China has a rocket launch scheduled for today, with the path likely to cross Taiwan’s air defense identification zone, the Ministry of National Defense said yesterday.
The launch would be among at least a dozen Chinese satellite missions in the past 18 months that have passed over the zone or Taiwan, although none threatened national security as they had left the atmosphere by that stage in their flight.
The ministry first started making details of such launches public this year.
Photo : Chen Yu-fu, Taipei Times
Today’s mission is to take off from the Xichang Satellite Launch Center in China’s Sichuan Province, the ministry said, citing an official announcement by the Chinese government.
The Chinese information showed that rocket would travel over Taiwan’s air defense identification zone — a self-declared area in which a nation claims the right to identify, locate and control approaching foreign aircraft, but is not part of its territorial airspace as defined by international law — toward the western Pacific Ocean.

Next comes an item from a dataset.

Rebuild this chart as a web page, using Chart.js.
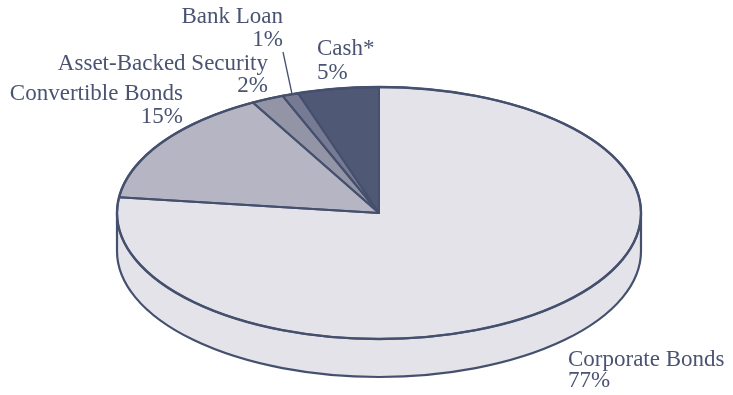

Chinese rocket launches are being made public to keep the public informed of such activities and other military movements by China in Taiwan’s vicinity, the ministry said.
The previous ministry announcement of a scheduled rocket launch by China was on June 21 for a June 22 launch.
The routine announcements began with a text alert to mobile phones on Jan. 9 for an event that was misidentified in English as a “missile flyover” rather than a satellite launch.
Critics said that the Jan. 9 alert was ill-advised and might have been politically motivated, as the presidential election was just four days later.
The military had not previously issued such alerts.